Autonomous Robotic Manipulation as a Partially Observable Markov Decision Process
Thibault Rouillard1, Ian Howard2 and Lei Cui3*
Department of Science and Engineering, Curtin University, Australia
Submission: November 22, 2017; Published: February 02, 2018
*Corresponding author: Lei Cui, Curtin University, Kent St, Bentley WA 6102, Australia, Tel: +61892667594; Email: Lei.Cui@curtin.edu.au
How to cite this article: Thibault Rouillard, Ian Howard, Lei Cui. Autonomous Robotic Manipulation as a Partially Observable Markov Decision Process. Robot Autom Eng J. 2018; 2(1): 555580. DOI: 10.19080/RAEJ.2018.02.555580
Abstract
Object manipulation is the most significant and challenging way for a robot to interact with its environment. It often requires computation on different channels of sensory information and the use of sophisticated controllers that can quickly lead to intractable solutions. In recent years, increasingly uncertain work spaces have lead researchers to turn to Partially Observable Markov Processes for robotic manipulation. The frame works provide methods to find an optimal sequence of actions to follow based on state belief and a partially observed world. This paper reviews the use of POMDP in the literature and points to fundamental papers on the subject.

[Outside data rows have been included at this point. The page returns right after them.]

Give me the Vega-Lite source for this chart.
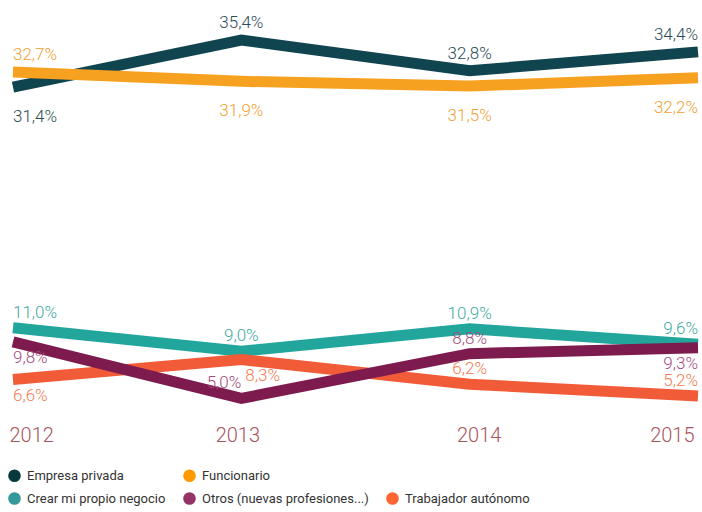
{
  "$schema": "https://vega.github.io/schema/vega-lite/v6.json",
  "width": 685,
  "height": 422,
  "autosize": {"type": "none"},
  "padding": {"left": 13, "top": 0, "right": 4, "bottom": 90},
  "background": "white",
  "config": {
    "view": {"stroke": null},
    "locale": {"number": {"decimal": ",", "thousands": ".", "grouping": [3], "currency": ["", "%"]}}
  },
  "data": {
    "values": [
      {"serie": "Empresa privada", "year": "2012", "value": 31.4},
      {"serie": "Empresa privada", "year": "2013", "value": 35.4},
      {"serie": "Empresa privada", "year": "2014", "value": 32.8},
      {"serie": "Empresa privada", "year": "2015", "value": 34.4},
      {"serie": "Funcionario", "year": "2012", "value": 32.7},
      {"serie": "Funcionario", "year": "2013", "value": 31.9},
      {"serie": "Funcionario", "year": "2014", "value": 31.5},
      {"serie": "Funcionario", "year": "2015", "value": 32.2},
      {"serie": "Crear mi propio negocio", "year": "2012", "value": 11.0},
      {"serie": "Crear mi propio negocio", "year": "2013", "value": 9.0},
      {"serie": "Crear mi propio negocio", "year": "2014", "value": 10.9},
      {"serie": "Crear mi propio negocio", "year": "2015", "value": 9.6},
      {"serie": "Trabajador autónomo", "year": "2012", "value": 6.6},
      {"serie": "Trabajador autónomo", "year": "2013", "value": 8.3},
      {"serie": "Trabajador autónomo", "year": "2014", "value": 6.2},
      {"serie": "Trabajador autónomo", "year": "2015", "value": 5.2},
      {"serie": "Otros (nuevas profesiones...)", "year": "2012", "value": 9.8},
      {"serie": "Otros (nuevas profesiones...)", "year": "2013", "value": 5.0},
      {"serie": "Otros (nuevas profesiones...)", "year": "2014", "value": 8.8},
      {"serie": "Otros (nuevas profesiones...)", "year": "2015", "value": 9.3}
    ]
  },
  "encoding": {
    "x": {
      "field": "year", "type": "ordinal",
      "scale": {"type": "point", "padding": 0},
      "axis": {
        "title": null, "domain": false, "ticks": false, "grid": false, "labelAngle": 0,
        "labelFont": "Roboto", "labelFontWeight": 300, "labelFontSize": 20, "labelColor": "#a8545c",
        "labelPadding": 3, "labelFlush": true, "labelFlushOffset": 0,
        "labelOffset": {"condition": {"test": "datum.value == '2014'", "value": 9}, "value": -4}
      }
    },
    "y": {"field": "value", "type": "quantitative", "scale": {"domain": [3, 38.8], "nice": false, "zero": false}, "axis": null}
  },
  "layer": [
    {
      "mark": {"type": "line", "strokeWidth": 11, "strokeCap": "butt", "strokeJoin": "miter"},
      "encoding": {
        "color": {
          "field": "serie", "type": "nominal",
          "scale": {
            "domain": ["Empresa privada", "Funcionario", " ", "Crear mi propio negocio", "Otros (nuevas profesiones...)", "Trabajador autónomo"],
            "range": ["#10444f", "#f6a11f", "#ffffff", "#22a69c", "#7d1b4e", "#f15b38"]
          },
          "legend": {
            "title": null, "orient": "none", "legendX": -5, "legendY": 469, "direction": "horizontal",
            "columns": 3, "columnPadding": 17, "rowPadding": 9,
            "labelFont": "Roboto", "labelFontSize": 13, "labelColor": "#333333", "labelLimit": 300,
            "labelOffset": 6, "symbolType": "circle", "symbolSize": 160,
            "encode": {"symbols": {"update": {
              "fill": {"signal": "datum.value == 'Empresa privada' ? '#083a3c' : datum.value == 'Funcionario' ? '#ff9b00' : datum.value == 'Crear mi propio negocio' ? '#349a99' : datum.value == 'Otros (nuevas profesiones...)' ? '#963366' : datum.value == 'Trabajador autónomo' ? '#ff6633' : 'transparent'"},
              "strokeWidth": {"value": 0},
              "opacity": {"value": 1}
            }}}
          }
        }
      }
    },
    {
      "mark": {
        "type": "text", "font": "Roboto", "fontWeight": 300, "fontSize": 17, "baseline": "alphabetic",
        "align": {"expr": "datum.year == '2012' ? 'left' : datum.year == '2015' ? 'right' : (datum.year == '2013' && datum.serie == 'Otros (nuevas profesiones...)') ? 'right' : (datum.year == '2013' && datum.serie == 'Trabajador autónomo') ? 'left' : 'center'"},
        "dx": {"expr": "datum.year == '2013' && datum.serie == 'Trabajador autónomo' ? 4 : 0"},
        "dy": {"expr": "((datum.serie == 'Empresa privada' && datum.year == '2012') || (datum.serie == 'Funcionario' && datum.year != '2012') || (datum.serie == 'Otros (nuevas profesiones...)' && (datum.year == '2012' || datum.year == '2015')) || (datum.serie == 'Trabajador autónomo' && (datum.year == '2012' || datum.year == '2013'))) ? (datum.value > 20 ? 35 : 21) : (datum.value > 20 ? -12 : -10)"}
      },
      "encoding": {
        "text": {"field": "value", "type": "quantitative", "format": "$.1f"},
        "color": {
          "field": "serie", "type": "nominal",
          "scale": {
            "domain": ["Empresa privada", "Funcionario", "Crear mi propio negocio", "Otros (nuevas profesiones...)", "Trabajador autónomo"],
            "range": ["#2a4d56", "#f2a234", "#3eaaa2", "#a14b80", "#f57b52"]
          },
          "legend": null
        }
      }
    }
  ],
  "resolve": {"scale": {"color": "independent"}}
}
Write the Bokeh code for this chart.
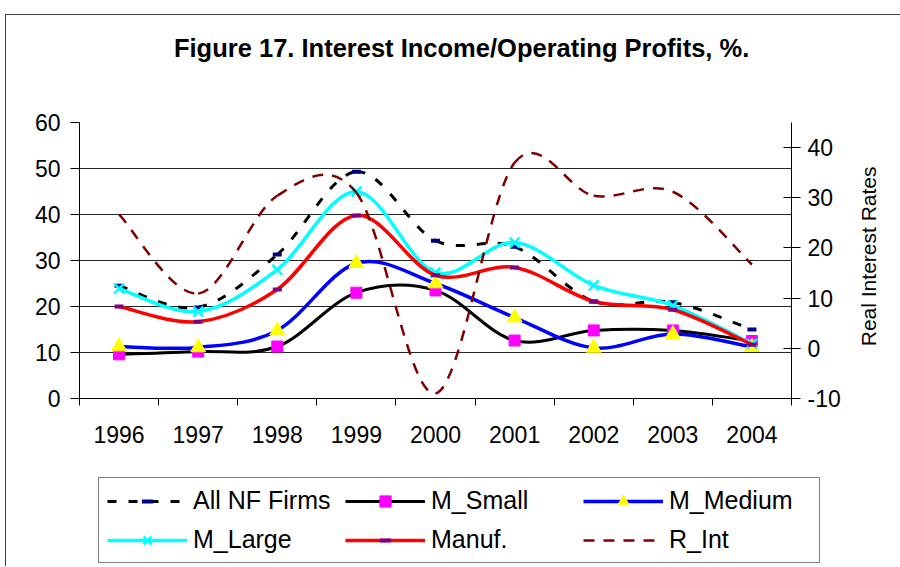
import math
from bokeh.plotting import figure
from bokeh.layouts import column
from bokeh.models import (Range1d, LinearAxis, FixedTicker, Legend, LegendItem,
                          ColumnDataSource, Label)
from bokeh.embed import file_html
from bokeh.resources import INLINE

# ---------------- data ----------------
years = ["1996", "1997", "1998", "1999", "2000", "2001", "2002", "2003", "2004"]
all_nf = [24.5, 19.8, 31.3, 49.3, 34.3, 33.0, 21.1, 20.9, 15.0]
m_small = [9.6, 10.2, 11.3, 23.0, 23.5, 12.6, 14.8, 14.8, 12.5]
m_medium = [11.3, 11.1, 14.8, 29.4, 25.0, 17.6, 11.0, 14.0, 11.2]
m_large = [23.9, 18.9, 28.0, 45.0, 27.4, 33.9, 24.6, 20.2, 11.9]
manuf = [20.0, 16.7, 23.7, 39.8, 26.8, 28.5, 21.1, 19.3, 11.7]
r_int = [26.7, 10.9, 30.4, 31.0, -9.0, 37.0, 30.4, 31.2, 16.7]

series_names = ["All NF Firms", "M_Small", "M_Medium", "M_Large", "Manuf.", "R_Int"]
left_ticks = [0, 10, 20, 30, 40, 50, 60]
right_ticks = [-10, 0, 10, 20, 30, 40]
right_tick_labels = ["-10", "0", "10", "20", "30", "40"]
title_text = "Figure 17. Interest Income/Operating Profits, %."
right_title = "Real Interest Rates"

FONT = "Liberation Sans"

# category centres on a numeric axis (ticks sit between categories, as in Excel)
xs = [i + 0.5 for i in range(len(years))]
bounds = list(range(len(years) + 1))


def smooth(xv, yv):
    """Excel-like smoothed line: cubic Bezier segments (Catmull-Rom control points)."""
    n = len(xv)
    pts = list(zip(xv, yv))
    d = {k: [] for k in ("x0", "y0", "x1", "y1", "cx0", "cy0", "cx1", "cy1")}
    for i in range(n - 1):
        pm = pts[i - 1] if i > 0 else pts[i]
        p0 = pts[i]
        p1 = pts[i + 1]
        p2 = pts[i + 2] if i + 2 < n else pts[i + 1]
        d["x0"].append(p0[0]); d["y0"].append(p0[1])
        d["x1"].append(p1[0]); d["y1"].append(p1[1])
        d["cx0"].append(p0[0] + (p1[0] - pm[0]) / 6.0)
        d["cy0"].append(p0[1] + (p1[1] - pm[1]) / 6.0)
        d["cx1"].append(p1[0] - (p2[0] - p0[0]) / 6.0)
        d["cy1"].append(p1[1] - (p2[1] - p0[1]) / 6.0)
    return ColumnDataSource(d)


src = {
    "allnf": smooth(xs, all_nf), "small": smooth(xs, m_small), "med": smooth(xs, m_medium),
    "large": smooth(xs, m_large), "man": smooth(xs, manuf), "rint": smooth(xs, r_int),
}
bz = dict(x0="x0", y0="y0", x1="x1", y1="y1", cx0="cx0", cy0="cy0", cx1="cx1", cy1="cy1")

STY = {
    "allnf": dict(line_color="#000000", line_width=3, line_dash="9 12"),
    "small": dict(line_color="#000000", line_width=3),
    "med": dict(line_color="#0000FF", line_width=3.5),
    "large": dict(line_color="#00FFFF", line_width=3.5),
    "man": dict(line_color="#FF0000", line_width=3.5),
    "rint": dict(line_color="#800000", line_width=2.5, line_dash="11 9"),
}
MK = {
    "allnf": (all_nf, dict(marker="dash", size=9, line_color="#000080", line_width=4)),
    "small": (m_small, dict(marker="square", size=11, fill_color="#FF00FF", line_color="#FF00FF")),
    "med": (m_medium, dict(marker="triangle", size=15, fill_color="#FFFF00", line_color="#FFFF00")),
    "large": (m_large, dict(marker="x", size=14, line_color="#00FFFF", line_width=2.5)),
    "man": (manuf, dict(marker="dash", size=9, line_color="#800080", line_width=4)),
}
order = ["allnf", "small", "med", "large", "man", "rint"]

# ---------------- main chart ----------------
p = figure(width=894, height=460, output_backend="svg", toolbar_location=None,
           x_range=Range1d(0, len(years)), y_range=Range1d(0, 60),
           min_border_left=73, min_border_right=109, min_border_top=107,
           min_border_bottom=77)
p.background_fill_color = "white"
p.border_fill_color = "white"
p.outline_line_color = None
p.extra_y_ranges = {"rint": Range1d(-10, 45)}

# grid
p.xgrid.grid_line_color = None
p.ygrid.ticker = FixedTicker(ticks=left_ticks)
p.ygrid.grid_line_color = "#000000"
p.ygrid.grid_line_alpha = 0.85
p.ygrid.grid_line_width = 1

# bottom axis
xa = p.xaxis[0]
xa.ticker = FixedTicker(ticks=xs, minor_ticks=bounds)
xa.major_label_overrides = {x: y for x, y in zip(xs, years)}
xa.major_tick_line_color = None
xa.major_tick_out = 0
xa.major_tick_in = 0
xa.minor_tick_line_color = "#000000"
xa.minor_tick_out = 7
xa.minor_tick_in = 0
xa.axis_line_color = "#000000"
xa.major_label_standoff = 20
xa.major_label_text_font = FONT
xa.major_label_text_font_size = "23px"
xa.major_label_text_color = "#000000"

# left axis
ya = p.yaxis[0]
ya.ticker = FixedTicker(ticks=left_ticks)
ya.minor_tick_line_color = None
ya.major_tick_out = 9
ya.major_tick_in = 0
ya.major_tick_line_color = "#000000"
ya.axis_line_color = "#000000"
ya.major_label_standoff = 10
ya.major_label_text_font = FONT
ya.major_label_text_font_size = "23px"
ya.major_label_text_color = "#000000"

# right axis
ra = LinearAxis(y_range_name="rint", ticker=FixedTicker(ticks=right_ticks))
ra.major_label_overrides = {t: s for t, s in zip(right_ticks, right_tick_labels)}
ra.minor_tick_line_color = None
ra.major_tick_out = 9
ra.major_tick_in = 8
ra.major_tick_line_color = "#000000"
ra.axis_line_color = "#000000"
ra.major_label_standoff = 7
ra.major_label_text_font = FONT
ra.major_label_text_font_size = "23px"
ra.major_label_text_color = "#000000"
p.add_layout(ra, "right")

# right-axis title (reads bottom to top) in the right side panel
p.add_layout(Label(x=9.974, y=30.9, text=right_title, angle=math.pi / 2,
                   text_font=FONT, text_font_size="21px", text_color="#000000",
                   text_align="center", text_baseline="middle"), "right")

# chart title in the top side panel
p.add_layout(Label(x=4.83, y=76.1, text=title_text,
                   text_font=FONT, text_font_size="25.5px", text_font_style="bold",
                   text_color="#000000", text_align="center", text_baseline="middle"), "above")

# series
for k in order:
    extra = {"y_range_name": "rint"} if k == "rint" else {}
    p.bezier(source=src[k], **bz, **STY[k], **extra)
    if k in MK:
        vals, kw = MK[k]
        p.scatter(xs, vals, **kw)

# ---------------- legend strip (below the chart) ----------------
pl = figure(width=894, height=91, output_backend="svg", toolbar_location=None,
            x_range=Range1d(0, len(years)), y_range=Range1d(0, 60), min_border=0,
            x_axis_location=None, y_axis_location=None)
pl.grid.visible = False
pl.outline_line_color = None
pl.background_fill_color = "white"
pl.border_fill_color = "white"

for fig in (p, pl):
    try:
        fig.frame_align = False
    except Exception:
        pass

items = []
for k, name in zip(order, series_names):
    rends = [pl.bezier(source=src[k], visible=False, **bz, **STY[k])]
    if k in MK:
        vals, kw = MK[k]
        rends.append(pl.scatter(xs, vals, visible=False, **kw))
    items.append(LegendItem(label=name, renderers=rends))

legend = Legend(items=items, location=(92, 3), orientation="horizontal", ncols=3,
                glyph_width=80, glyph_height=28, label_width=142, label_standoff=6,
                spacing=10, padding=8, margin=0,
                label_text_font=FONT, label_text_font_size="25px", label_text_color="#000000",
                border_line_color="#000000", border_line_width=1,
                background_fill_color="white", background_fill_alpha=1.0)
pl.add_layout(legend, "center")

lay = column(p, pl, spacing=0)
lay.styles = {"margin-left": "5px", "margin-top": "14px",
              "border-left": "1px solid #404040", "border-top": "1px solid #404040"}

open("out.html", "w").write(file_html(lay, INLINE))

Keywords: POMDP; Robotic manipulation
Abbreviations: POMDP: Partially Observable Markov Decision Process; RL: Reinforcement Learning
Introduction
Robots are increasingly expected to be more than mindless tools that are programmed to do one task in one particular way. They must perform in domestic/human environments and respond intelligently to high level command such as "make me dinner” or "find my phone”. Nonetheless, the uncertainty of these environments, unreliable sensory data and the difficulty in transforming a high level task to a low level manipulation problem makes this premise a challenging one. Manipulation and task planning capabilities for robotic systems are by consequence a vibrant subject of research at the present time.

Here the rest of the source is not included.